Something my father gave me June 19, 2011

By ginnerobot, Flickr
By ginnerobot, Flickr

I have always loved books, an affection encouraged from my earliest years by my father. Our house was full of books, too many really. Books everywhere. Mom had her favorites and Dad his, mostly concerning theology, politics, and economics.

My father was a Libertarian Party organizer when my parents first married, and the home shelves bulged with Ludwig von Mises, Friedrich Hayek, Ayn Rand, Murray Rothbard, Milton Friedman, Leonard Read, Faustino Ballvé, Wilhelm Röpke, and Albert Jay Nock. As a teenager, I read them all as I eagerly awaited the arrival of the next Laissez Faire Books catalogue.

Dad was also into theology, some of it quite heavy. I remember slogging through Cornelius Van Til’s A Christian Theory of Knowledge at seventeen or eighteen. I got epistemology from Hayek and von Mises, too, but I’m not sure I understood any of it until much later. The thing that eventually stuck with me was the need for intellectual humility, that most of our knowledge is really provisional and incomplete, dependent upon presuppositions of which we are mostly unaware.

Under Dad’s roof, I read an odd mélange of H.L. Mencken, Mark Twain, John Calvin, P.J. O’Rourke, R.C. Sproul, John Owen, Thomas Sowell, Francis Schaeffer, Herman Bavinck, Lloyd Billingsley, Frank Meyer, and Abraham Kuyper. And there were always more.

We would go to conferences together and buy a dozen books, maybe more, from the literature tables. I can remember one particular conference in Grass Valley, California, in which a speaker said something from the podium about people grabbing up a surfeit of volumes. “They won’t serve you,” he said in so many words, “unless you read them.” I think he was talking right at us, but no worries. We dove into the stack as soon as we got home.

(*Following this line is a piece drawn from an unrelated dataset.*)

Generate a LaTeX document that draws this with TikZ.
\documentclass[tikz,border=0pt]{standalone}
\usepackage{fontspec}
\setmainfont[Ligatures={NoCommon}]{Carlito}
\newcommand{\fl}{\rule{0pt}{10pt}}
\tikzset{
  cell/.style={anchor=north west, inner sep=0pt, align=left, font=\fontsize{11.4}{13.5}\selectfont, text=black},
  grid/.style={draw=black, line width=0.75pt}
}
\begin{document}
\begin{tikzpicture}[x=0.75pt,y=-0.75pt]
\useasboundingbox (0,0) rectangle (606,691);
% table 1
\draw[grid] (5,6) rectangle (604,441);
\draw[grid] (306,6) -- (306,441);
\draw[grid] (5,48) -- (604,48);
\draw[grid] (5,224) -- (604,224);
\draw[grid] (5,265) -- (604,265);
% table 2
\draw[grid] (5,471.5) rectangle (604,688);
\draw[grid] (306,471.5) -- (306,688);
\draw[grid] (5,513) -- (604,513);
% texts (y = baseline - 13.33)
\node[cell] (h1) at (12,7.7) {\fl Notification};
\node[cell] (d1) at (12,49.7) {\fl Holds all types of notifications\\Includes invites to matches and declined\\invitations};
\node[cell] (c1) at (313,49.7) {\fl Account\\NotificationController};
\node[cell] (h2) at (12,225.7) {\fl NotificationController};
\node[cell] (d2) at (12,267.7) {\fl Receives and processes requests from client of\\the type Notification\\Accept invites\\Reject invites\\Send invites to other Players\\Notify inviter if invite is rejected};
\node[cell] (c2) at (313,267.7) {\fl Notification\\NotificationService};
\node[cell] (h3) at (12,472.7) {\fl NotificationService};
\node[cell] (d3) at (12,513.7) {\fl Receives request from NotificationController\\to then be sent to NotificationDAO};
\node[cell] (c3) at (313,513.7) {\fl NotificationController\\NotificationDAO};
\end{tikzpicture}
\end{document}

Once Dad took me to meet David Chilton. It was about a year before he died. Chilton was an author who had been very influential for my father. A few years before Chilton had suffered a massive heart attack and had lost his ability to make new memories. He kept a diary with him and wrote down the details of the day as they happened so that he could know what had occurred. His long-term memory had been unharmed, however, and he could recall facts and data from ancient recesses in his mind.

We spent several minutes in his office before going to a local restaurant to chat. The office was small and had a large dining-room table in the middle. The walls were covered with books. The floor was stacked. The table was heaped as well. I thought after our meeting that all those tomes represented the sum of his memory. He had nothing else unless he scratched it in his pad.

That day Chilton scratched his name and a note in a book of his for me, something I value to this day and something that I never would have received without my father. I have several other books on my shelves that came to me through my father, as well, several by authors I mentioned above. These books formed the mental atmospherics of our home growing up and still influence me.

I don’t always agree with them, but I appreciate them now more than I ever have. More than that, I appreciate the man who used them to invest in me. My father cared about me enough to teach me, to lead me, to instill in me a love of learning and literature. As this Father’s Day passes I am fixated upon that thought and deeply grateful.

Question for reflection: What sorts of things did your father leave you?